7 Conclusion

Thanks to its developed banking and financial industry, stable politics, access to talent and attractivity as a living and working country, Switzerland has been able to use its strategic capabilities and build up its reputation in the FinTech industry (2). Its overall ranking is certainly skewed by some luck and competitive taxation (4.1), but the Confederation has also attributed this success to its innovation-friendly and technology agnostic regulatory style (2.1.2).

Recent developments in financial markets laws (3.1), namely the introduction of FinSA, FinIA and the FADP, do however seem to deviate from the aforementioned principles, innovation-friendliness in particular. These laws, rather than restrict activity, impose higher requirements for financial service companies. This is done through amendments forcing regulatory compliance before beginning their activity under penalty of law (FinSA), imposing a need for authorization through FINMA (FinIA) and imposing higher data protection laws (FADP). While these new regulations are aimed at improving client protection, their direct effect is an increase in running costs for all market actors - the consequence of which is higher barriers to entry. This makes already operational players more comfortable due to a smaller incoming competition threat, but also adversely affects the market by hindering innovation. The associated cost increase is also likely to asymmetrically burden start-ups, where innovation is usually concentrated.

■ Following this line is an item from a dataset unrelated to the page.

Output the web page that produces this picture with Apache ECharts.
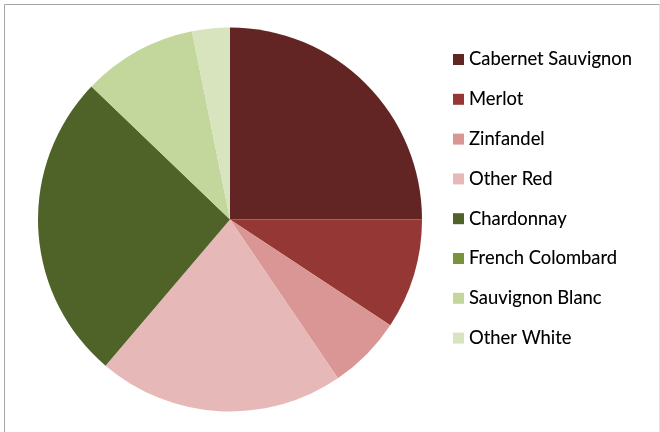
<!DOCTYPE html>
<html>
<head>
<meta charset="utf-8">
<script src="https://cdn.jsdelivr.net/npm/echarts@6/dist/echarts.min.js"></script>
<style>
html,body{margin:0;padding:0;background:#fff;}
#c{width:660px;height:432px;}
</style>
</head>
<body>
<div id="c"></div>
<script>
const categories = ["Cabernet Sauvignon","Merlot","Zinfandel","Other Red","Chardonnay","French Colombard","Sauvignon Blanc","Other White"];
const values = [25.0, 9.28, 6.22, 20.72, 25.94, 0, 9.65, 3.18];
const colors = ["#632523","#953735","#D99694","#E6B9B8","#4F6228","#77933C","#C3D69B","#D7E4BD"];

const chart = echarts.init(document.getElementById('c'), null, {renderer:'canvas'});
chart.setOption({
  animation:false,
  backgroundColor:'#fff',
  color: colors,
  graphic:[
    {type:'polyline', silent:true, z:-1,
     shape:{points:[[4.5,432],[4.5,4.5],[659.5,4.5]]},
     style:{fill:'none', stroke:'#a6a6a6', lineWidth:1}},
    {type:'line', silent:true, z:-1,
     shape:{x1:659.5, y1:5, x2:659.5, y2:432},
     style:{stroke:'#e4e4e4', lineWidth:1}}
  ],
  legend:{
    orient:'vertical',
    left:448, top:44.5,
    padding:5,
    itemWidth:11, itemHeight:11,
    itemGap:19.8,
    icon:'rect',
    selectedMode:false,
    data: categories,
    textStyle:{fontFamily:'Lato', fontSize:18.4, lineHeight:20, color:'#000', textShadowColor:'rgba(0,0,0,0.35)', textShadowBlur:0.6}
  },
  series:[{
    type:'pie',
    center:[230,219.5],
    radius:[0,192],
    startAngle:90,
    clockwise:true,
    label:{show:false},
    labelLine:{show:false},
    silent:true,
    emphasis:{disabled:true},
    itemStyle:{borderWidth:0},
    data: categories.map((n,i)=>({name:n, value:values[i]}))
  }]
});
</script>
</body>
</html>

Other departures of the regulatory “same business, same laws” and technology-agnostic style are to be highlighted within the FinTech industry. FinTech operating with business plans similar to those of banks benefit from a number of incentives including a regulatory sandbox and a FinTech license light (2.1.2.1), incentives that don’t apply to all FinTech businesses and allow for different requirements to be applied to different businesses. Selective improvements in the law have also been made in record time for distributed ledger technology (4.2), although the federal government deemed the then-current legislation sufficient. These improvements come in stark contrast to the higher barriers to entry that robo advisory firms are being faced with.

Finally, Switzerland’s position as the FinTech hub of Europe is one it may need to fight to keep. With the exception of main corporate taxation, the regulation in the United Kingdom we’ve put forward has proven more FinTech friendly, in particular with an open sandbox regime strategy catered to any innovative company ready to jump into the market (5.4). In comparison, Switzerland’s sandbox regime is rife with bureaucracy and licensing costs. The position of Switzerland, both in FinTech and innovation rankings, is especially threatened by the United Kingdom’s new target: DLT-based FinTechs. With their specially targeted FMI box, they could poach innovative start-ups trying to test their business plan and are not only using Zug as a tax haven.

True Swiss innovation must be created from within, not move to Switzerland for tax purposes. Switzerland has to foster real innovation for FinTechs by striking a balance between necessary regulation and leaving enough room for play to take full advantage of the capabilities it possesses. Whether this takes the form of deregulation or an increase in technology sensitivity is out of the scope of this paper, but is something industry actors feel strongly about.